>> START Input rows

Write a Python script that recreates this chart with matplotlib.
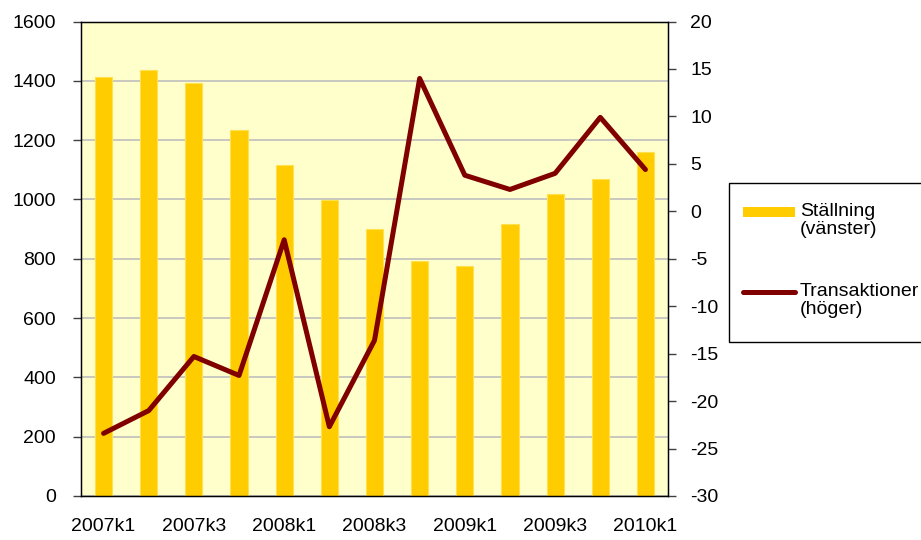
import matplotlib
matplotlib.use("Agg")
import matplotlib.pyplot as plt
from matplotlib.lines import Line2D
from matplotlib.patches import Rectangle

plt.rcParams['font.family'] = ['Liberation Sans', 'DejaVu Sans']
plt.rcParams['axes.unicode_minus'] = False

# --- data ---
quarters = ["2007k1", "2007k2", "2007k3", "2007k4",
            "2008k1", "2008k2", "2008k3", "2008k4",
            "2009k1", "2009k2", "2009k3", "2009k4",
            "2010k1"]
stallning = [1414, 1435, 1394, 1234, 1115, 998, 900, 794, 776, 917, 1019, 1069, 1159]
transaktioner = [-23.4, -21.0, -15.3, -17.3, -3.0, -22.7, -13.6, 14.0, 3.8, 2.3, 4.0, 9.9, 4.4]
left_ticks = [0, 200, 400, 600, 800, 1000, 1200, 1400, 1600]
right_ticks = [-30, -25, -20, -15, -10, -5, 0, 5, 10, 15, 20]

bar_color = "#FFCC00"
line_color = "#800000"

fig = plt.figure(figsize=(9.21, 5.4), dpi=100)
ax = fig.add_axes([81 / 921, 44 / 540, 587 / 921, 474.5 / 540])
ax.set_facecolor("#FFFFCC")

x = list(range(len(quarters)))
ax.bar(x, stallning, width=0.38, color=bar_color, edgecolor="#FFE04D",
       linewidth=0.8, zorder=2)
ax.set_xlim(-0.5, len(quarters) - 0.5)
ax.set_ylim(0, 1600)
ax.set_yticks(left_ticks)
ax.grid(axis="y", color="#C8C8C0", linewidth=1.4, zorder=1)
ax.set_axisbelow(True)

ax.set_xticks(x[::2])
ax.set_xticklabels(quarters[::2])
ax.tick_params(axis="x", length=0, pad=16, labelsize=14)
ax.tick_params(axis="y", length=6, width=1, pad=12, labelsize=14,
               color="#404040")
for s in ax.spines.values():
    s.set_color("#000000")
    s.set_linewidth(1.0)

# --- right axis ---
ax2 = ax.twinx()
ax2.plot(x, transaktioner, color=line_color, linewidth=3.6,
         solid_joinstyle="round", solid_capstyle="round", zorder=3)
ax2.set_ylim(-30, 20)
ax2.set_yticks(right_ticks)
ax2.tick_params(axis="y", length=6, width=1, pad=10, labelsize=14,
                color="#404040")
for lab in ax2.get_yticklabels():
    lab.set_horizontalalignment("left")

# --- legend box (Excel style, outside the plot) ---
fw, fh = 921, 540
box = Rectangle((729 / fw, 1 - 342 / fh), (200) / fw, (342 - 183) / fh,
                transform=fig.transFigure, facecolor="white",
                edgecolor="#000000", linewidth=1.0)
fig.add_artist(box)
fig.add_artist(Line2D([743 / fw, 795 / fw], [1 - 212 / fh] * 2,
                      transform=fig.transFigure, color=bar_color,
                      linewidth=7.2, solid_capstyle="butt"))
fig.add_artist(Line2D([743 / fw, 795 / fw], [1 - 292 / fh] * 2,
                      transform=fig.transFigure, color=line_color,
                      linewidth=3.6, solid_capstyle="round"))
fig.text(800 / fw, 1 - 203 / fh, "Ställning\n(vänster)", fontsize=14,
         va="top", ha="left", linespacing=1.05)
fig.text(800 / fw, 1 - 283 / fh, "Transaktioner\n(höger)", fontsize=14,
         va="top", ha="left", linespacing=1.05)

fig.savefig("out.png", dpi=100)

>> END Input rows
>> START Input rows

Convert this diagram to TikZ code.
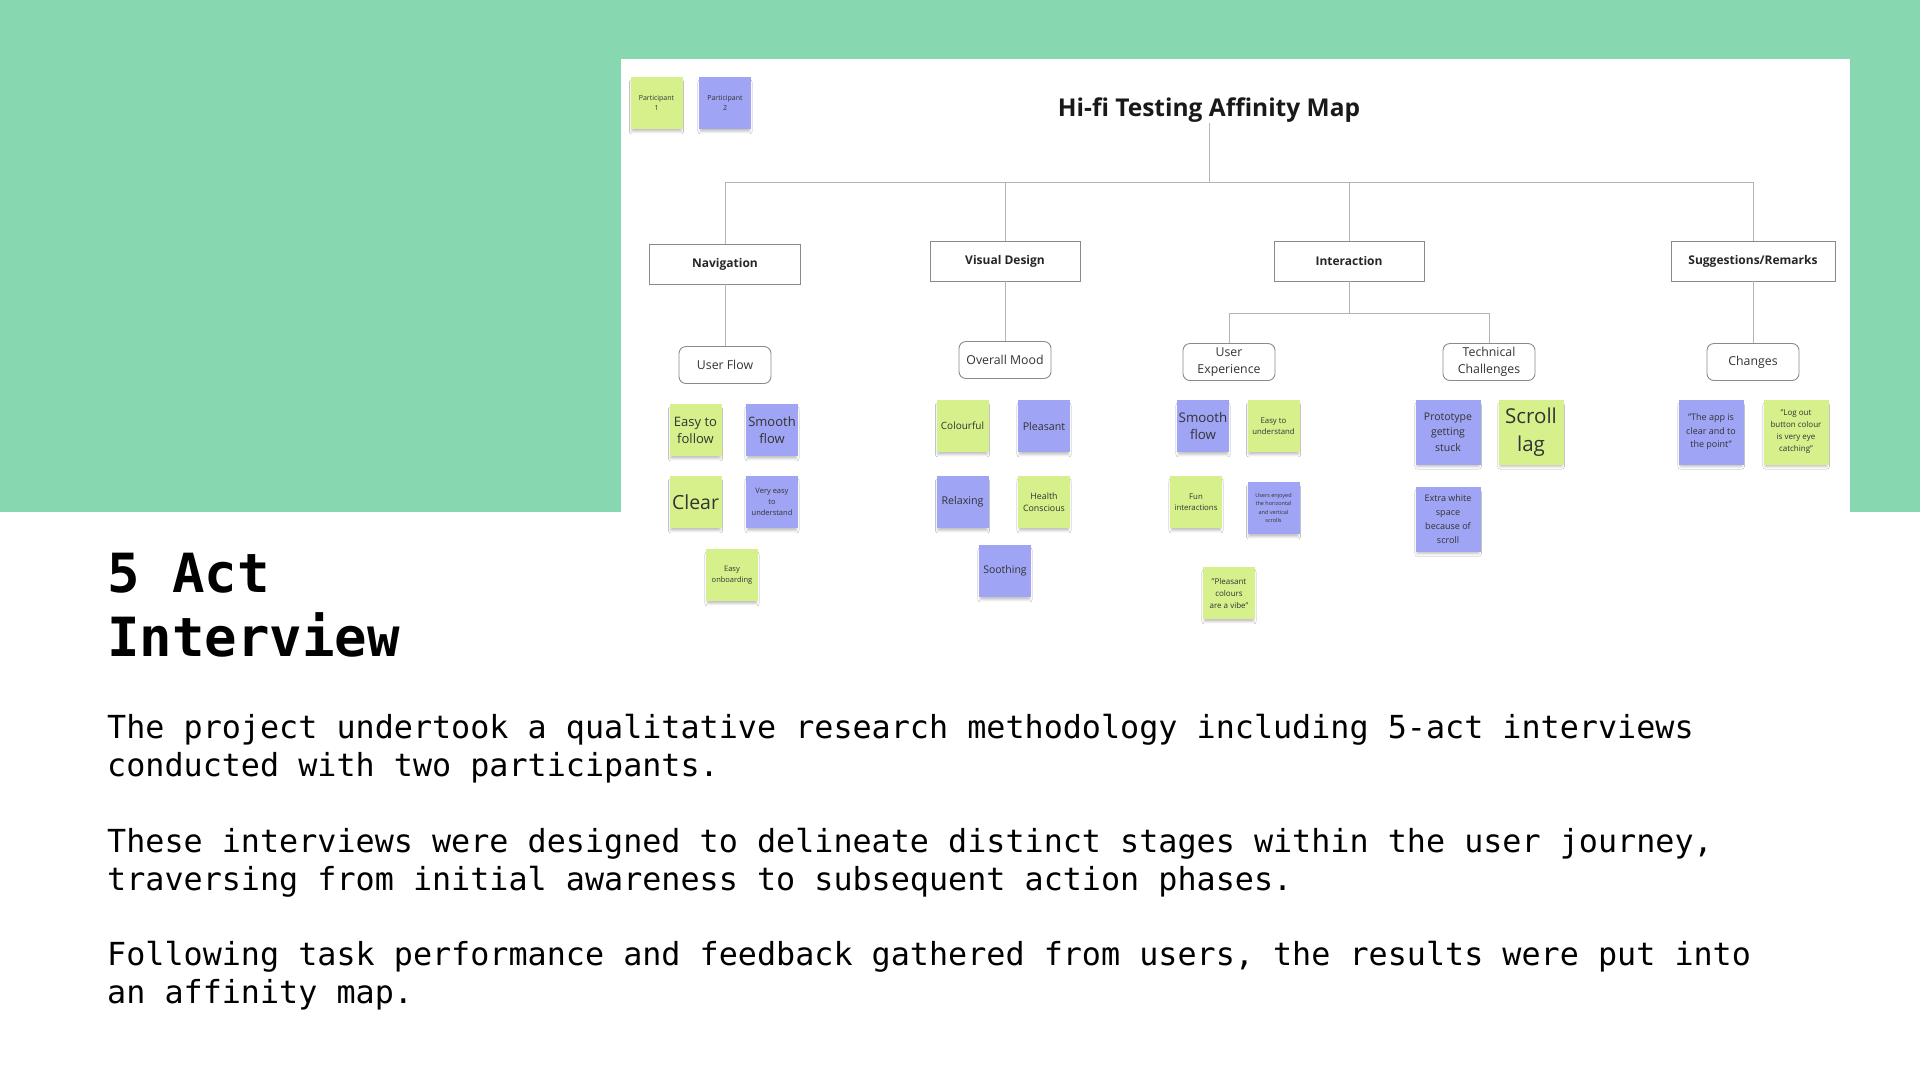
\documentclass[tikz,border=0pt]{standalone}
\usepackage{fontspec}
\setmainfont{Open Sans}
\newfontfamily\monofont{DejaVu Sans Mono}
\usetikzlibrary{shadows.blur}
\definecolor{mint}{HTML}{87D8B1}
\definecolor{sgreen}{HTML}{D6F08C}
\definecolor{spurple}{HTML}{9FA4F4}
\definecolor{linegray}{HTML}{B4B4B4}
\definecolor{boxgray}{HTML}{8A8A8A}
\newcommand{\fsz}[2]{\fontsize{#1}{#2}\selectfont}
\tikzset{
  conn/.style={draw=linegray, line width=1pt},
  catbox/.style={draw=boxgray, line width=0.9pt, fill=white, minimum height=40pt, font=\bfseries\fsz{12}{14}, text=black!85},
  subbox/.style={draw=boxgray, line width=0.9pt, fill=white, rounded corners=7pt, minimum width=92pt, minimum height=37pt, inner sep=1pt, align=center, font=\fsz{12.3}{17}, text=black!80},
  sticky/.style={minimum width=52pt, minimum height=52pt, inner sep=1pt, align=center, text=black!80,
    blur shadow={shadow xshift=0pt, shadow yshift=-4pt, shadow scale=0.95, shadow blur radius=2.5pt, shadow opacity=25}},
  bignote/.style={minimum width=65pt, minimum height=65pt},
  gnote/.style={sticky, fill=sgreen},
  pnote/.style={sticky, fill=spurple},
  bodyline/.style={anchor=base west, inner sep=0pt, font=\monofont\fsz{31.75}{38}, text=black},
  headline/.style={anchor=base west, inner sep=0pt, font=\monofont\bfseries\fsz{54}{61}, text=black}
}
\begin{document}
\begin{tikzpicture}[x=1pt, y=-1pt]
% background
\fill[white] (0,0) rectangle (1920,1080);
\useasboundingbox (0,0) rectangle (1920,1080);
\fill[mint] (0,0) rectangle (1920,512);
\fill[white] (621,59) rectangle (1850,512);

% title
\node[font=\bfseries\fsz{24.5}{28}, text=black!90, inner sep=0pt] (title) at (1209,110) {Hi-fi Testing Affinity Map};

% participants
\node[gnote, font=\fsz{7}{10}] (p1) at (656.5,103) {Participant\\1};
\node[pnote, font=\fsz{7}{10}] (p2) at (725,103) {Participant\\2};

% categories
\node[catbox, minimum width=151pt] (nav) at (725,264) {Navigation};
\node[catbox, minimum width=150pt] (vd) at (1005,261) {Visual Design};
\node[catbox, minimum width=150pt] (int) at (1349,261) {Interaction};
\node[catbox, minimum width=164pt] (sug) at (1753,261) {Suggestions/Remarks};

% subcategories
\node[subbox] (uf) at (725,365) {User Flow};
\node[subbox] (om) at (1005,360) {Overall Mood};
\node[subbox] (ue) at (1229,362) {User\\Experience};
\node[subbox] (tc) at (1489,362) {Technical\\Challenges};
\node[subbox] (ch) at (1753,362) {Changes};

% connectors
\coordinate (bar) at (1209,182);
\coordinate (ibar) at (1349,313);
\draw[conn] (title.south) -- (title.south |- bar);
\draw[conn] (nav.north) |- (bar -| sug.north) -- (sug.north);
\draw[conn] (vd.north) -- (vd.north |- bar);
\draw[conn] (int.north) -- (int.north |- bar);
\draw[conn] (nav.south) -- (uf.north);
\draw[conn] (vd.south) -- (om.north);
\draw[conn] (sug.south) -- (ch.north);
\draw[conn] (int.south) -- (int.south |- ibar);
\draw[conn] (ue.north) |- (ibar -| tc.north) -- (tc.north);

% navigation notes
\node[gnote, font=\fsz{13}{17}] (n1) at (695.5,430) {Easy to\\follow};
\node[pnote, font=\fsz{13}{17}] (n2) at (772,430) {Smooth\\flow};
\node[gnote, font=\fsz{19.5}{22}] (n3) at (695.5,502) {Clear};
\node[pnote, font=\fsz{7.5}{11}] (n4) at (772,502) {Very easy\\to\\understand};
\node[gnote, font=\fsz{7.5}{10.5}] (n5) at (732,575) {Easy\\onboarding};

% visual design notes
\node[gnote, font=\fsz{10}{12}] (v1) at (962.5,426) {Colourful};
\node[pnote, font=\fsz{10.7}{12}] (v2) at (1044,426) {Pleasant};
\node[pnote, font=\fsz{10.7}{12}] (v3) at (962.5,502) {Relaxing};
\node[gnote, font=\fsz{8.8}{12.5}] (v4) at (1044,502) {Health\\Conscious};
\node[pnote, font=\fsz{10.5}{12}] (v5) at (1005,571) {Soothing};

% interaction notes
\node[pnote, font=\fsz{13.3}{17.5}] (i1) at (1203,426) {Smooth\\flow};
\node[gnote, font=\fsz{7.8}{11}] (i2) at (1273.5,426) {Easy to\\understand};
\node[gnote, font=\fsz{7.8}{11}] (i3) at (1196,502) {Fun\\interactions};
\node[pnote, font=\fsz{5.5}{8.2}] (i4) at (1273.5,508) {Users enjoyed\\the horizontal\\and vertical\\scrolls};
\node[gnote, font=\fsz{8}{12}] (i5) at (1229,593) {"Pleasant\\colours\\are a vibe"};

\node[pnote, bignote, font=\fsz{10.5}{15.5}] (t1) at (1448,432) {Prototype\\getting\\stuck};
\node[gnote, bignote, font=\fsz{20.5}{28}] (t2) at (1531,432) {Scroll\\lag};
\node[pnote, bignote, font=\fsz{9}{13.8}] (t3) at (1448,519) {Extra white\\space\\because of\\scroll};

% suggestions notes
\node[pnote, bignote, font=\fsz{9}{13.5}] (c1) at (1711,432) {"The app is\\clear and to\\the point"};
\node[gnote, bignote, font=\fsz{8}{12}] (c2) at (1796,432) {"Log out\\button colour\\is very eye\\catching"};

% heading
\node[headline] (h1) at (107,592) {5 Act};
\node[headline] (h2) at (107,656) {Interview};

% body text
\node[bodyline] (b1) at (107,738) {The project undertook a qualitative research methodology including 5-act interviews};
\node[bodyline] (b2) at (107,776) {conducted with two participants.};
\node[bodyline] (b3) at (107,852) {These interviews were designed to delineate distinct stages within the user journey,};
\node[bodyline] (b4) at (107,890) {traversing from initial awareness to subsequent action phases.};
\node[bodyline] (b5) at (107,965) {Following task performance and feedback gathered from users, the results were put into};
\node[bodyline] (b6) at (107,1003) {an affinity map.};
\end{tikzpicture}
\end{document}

>> END Input rows
>> START Input rows

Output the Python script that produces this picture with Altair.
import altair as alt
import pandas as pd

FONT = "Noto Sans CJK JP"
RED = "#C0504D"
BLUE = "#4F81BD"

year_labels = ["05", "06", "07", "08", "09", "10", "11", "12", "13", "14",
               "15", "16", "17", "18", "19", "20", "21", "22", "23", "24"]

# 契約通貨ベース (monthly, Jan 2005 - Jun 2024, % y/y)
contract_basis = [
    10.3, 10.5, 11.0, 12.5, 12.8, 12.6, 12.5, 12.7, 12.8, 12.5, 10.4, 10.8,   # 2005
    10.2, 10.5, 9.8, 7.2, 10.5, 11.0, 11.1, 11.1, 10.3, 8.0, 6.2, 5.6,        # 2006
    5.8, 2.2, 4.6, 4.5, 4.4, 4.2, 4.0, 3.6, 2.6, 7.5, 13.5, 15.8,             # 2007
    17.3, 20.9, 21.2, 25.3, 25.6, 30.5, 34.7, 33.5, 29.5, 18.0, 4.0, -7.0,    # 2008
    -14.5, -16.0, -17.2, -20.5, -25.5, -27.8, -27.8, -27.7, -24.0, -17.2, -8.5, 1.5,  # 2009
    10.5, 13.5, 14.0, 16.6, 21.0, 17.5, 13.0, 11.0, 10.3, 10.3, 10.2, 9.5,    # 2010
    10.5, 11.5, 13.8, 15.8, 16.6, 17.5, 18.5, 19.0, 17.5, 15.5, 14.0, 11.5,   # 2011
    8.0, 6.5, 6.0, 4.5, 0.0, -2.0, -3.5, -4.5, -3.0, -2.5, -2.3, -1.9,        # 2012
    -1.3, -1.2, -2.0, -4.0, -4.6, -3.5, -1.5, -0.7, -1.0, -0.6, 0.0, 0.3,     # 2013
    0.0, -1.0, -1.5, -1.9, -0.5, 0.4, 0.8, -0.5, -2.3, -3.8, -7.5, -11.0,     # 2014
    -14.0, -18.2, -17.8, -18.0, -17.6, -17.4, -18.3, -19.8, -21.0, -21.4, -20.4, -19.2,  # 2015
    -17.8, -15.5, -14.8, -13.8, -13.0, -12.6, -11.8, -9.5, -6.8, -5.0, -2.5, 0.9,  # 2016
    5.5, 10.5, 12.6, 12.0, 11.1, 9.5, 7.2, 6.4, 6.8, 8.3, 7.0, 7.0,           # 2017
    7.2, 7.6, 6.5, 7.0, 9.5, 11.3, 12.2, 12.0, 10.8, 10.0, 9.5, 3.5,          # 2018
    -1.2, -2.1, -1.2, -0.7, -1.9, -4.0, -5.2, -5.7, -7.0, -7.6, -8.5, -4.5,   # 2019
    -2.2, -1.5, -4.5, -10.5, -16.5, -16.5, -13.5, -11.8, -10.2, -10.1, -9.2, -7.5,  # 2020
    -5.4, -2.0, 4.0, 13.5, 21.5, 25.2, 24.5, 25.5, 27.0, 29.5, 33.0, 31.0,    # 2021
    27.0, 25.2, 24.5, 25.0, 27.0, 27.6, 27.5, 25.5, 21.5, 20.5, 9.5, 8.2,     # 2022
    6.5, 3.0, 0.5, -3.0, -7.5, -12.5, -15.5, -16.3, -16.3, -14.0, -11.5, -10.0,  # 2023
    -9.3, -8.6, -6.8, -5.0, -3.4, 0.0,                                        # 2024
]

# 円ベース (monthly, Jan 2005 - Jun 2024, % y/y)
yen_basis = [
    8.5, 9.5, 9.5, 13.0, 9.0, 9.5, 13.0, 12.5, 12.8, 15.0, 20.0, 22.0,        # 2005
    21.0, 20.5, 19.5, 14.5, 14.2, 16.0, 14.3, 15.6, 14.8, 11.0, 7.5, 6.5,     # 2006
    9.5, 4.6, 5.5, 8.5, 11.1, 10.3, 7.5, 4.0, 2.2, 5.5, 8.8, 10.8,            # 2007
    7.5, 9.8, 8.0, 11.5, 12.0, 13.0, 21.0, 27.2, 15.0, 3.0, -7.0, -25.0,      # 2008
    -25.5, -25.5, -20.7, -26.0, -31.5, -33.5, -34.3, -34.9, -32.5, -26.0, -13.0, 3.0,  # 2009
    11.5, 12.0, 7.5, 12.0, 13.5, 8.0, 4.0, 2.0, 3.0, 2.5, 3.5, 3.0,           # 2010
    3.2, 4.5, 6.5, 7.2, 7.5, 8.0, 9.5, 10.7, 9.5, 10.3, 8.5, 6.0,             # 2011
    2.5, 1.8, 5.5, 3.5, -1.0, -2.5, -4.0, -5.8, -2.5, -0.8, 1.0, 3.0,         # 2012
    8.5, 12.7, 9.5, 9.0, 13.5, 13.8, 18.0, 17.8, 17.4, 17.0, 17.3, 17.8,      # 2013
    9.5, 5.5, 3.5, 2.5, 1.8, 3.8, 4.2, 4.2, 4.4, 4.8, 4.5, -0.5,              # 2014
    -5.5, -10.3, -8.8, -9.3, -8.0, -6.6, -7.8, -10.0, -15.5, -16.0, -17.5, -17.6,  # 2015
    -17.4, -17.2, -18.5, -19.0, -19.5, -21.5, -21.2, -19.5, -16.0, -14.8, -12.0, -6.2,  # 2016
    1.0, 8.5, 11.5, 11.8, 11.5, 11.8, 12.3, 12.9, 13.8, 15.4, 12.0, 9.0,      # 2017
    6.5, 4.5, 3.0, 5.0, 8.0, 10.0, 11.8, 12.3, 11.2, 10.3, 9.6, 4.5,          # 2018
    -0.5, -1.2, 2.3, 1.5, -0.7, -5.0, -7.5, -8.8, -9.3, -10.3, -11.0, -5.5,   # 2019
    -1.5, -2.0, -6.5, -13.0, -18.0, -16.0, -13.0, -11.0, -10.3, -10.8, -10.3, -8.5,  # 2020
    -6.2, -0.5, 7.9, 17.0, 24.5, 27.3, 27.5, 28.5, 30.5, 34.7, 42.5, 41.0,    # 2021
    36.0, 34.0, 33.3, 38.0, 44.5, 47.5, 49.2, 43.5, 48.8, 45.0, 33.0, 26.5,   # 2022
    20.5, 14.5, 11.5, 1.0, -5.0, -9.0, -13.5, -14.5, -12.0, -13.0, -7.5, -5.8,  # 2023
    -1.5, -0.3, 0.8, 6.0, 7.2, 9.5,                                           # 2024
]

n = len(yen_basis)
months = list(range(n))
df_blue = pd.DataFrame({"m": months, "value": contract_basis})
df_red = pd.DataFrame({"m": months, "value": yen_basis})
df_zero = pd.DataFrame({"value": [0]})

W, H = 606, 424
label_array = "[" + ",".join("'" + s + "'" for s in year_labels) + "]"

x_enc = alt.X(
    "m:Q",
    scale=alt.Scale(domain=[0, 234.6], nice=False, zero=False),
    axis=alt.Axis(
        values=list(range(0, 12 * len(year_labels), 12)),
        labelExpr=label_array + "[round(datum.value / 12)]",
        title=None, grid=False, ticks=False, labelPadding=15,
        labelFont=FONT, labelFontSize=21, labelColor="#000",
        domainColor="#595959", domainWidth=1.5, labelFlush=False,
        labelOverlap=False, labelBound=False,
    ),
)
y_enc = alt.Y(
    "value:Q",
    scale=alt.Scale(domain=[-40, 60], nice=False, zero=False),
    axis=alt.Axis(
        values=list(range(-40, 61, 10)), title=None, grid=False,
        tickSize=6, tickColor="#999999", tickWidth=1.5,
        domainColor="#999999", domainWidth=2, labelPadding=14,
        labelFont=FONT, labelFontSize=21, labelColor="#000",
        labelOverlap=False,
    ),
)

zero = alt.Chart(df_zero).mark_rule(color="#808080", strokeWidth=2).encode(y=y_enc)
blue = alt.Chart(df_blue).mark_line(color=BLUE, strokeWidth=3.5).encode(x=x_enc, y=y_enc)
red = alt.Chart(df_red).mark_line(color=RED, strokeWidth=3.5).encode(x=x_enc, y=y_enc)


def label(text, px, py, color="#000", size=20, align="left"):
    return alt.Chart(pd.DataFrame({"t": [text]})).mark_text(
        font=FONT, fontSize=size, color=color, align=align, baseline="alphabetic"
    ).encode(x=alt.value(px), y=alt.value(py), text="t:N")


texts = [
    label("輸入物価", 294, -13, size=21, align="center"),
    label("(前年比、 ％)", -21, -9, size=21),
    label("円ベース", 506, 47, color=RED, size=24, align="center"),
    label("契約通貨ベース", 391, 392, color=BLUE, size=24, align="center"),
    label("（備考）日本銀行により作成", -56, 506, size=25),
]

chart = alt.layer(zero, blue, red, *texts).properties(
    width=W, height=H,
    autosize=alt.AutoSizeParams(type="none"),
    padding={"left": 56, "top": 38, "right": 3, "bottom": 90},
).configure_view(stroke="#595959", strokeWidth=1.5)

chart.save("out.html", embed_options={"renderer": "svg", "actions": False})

>> END Input rows

### What to work on
Both the line with "Write a Python" and the line with "ax.set_axisbelow(True)" belong in the copy, along with every line between them; set them down exactly and skip the pictures.

### Completed exercise
Write a Python script that recreates this chart with matplotlib.
import matplotlib
matplotlib.use("Agg")
import matplotlib.pyplot as plt
from matplotlib.lines import Line2D
from matplotlib.patches import Rectangle

plt.rcParams['font.family'] = ['Liberation Sans', 'DejaVu Sans']
plt.rcParams['axes.unicode_minus'] = False

# --- data ---
quarters = ["2007k1", "2007k2", "2007k3", "2007k4",
            "2008k1", "2008k2", "2008k3", "2008k4",
            "2009k1", "2009k2", "2009k3", "2009k4",
            "2010k1"]
stallning = [1414, 1435, 1394, 1234, 1115, 998, 900, 794, 776, 917, 1019, 1069, 1159]
transaktioner = [-23.4, -21.0, -15.3, -17.3, -3.0, -22.7, -13.6, 14.0, 3.8, 2.3, 4.0, 9.9, 4.4]
left_ticks = [0, 200, 400, 600, 800, 1000, 1200, 1400, 1600]
right_ticks = [-30, -25, -20, -15, -10, -5, 0, 5, 10, 15, 20]

bar_color = "#FFCC00"
line_color = "#800000"

fig = plt.figure(figsize=(9.21, 5.4), dpi=100)
ax = fig.add_axes([81 / 921, 44 / 540, 587 / 921, 474.5 / 540])
ax.set_facecolor("#FFFFCC")

x = list(range(len(quarters)))
ax.bar(x, stallning, width=0.38, color=bar_color, edgecolor="#FFE04D",
       linewidth=0.8, zorder=2)
ax.set_xlim(-0.5, len(quarters) - 0.5)
ax.set_ylim(0, 1600)
ax.set_yticks(left_ticks)
ax.grid(axis="y", color="#C8C8C0", linewidth=1.4, zorder=1)
ax.set_axisbelow(True)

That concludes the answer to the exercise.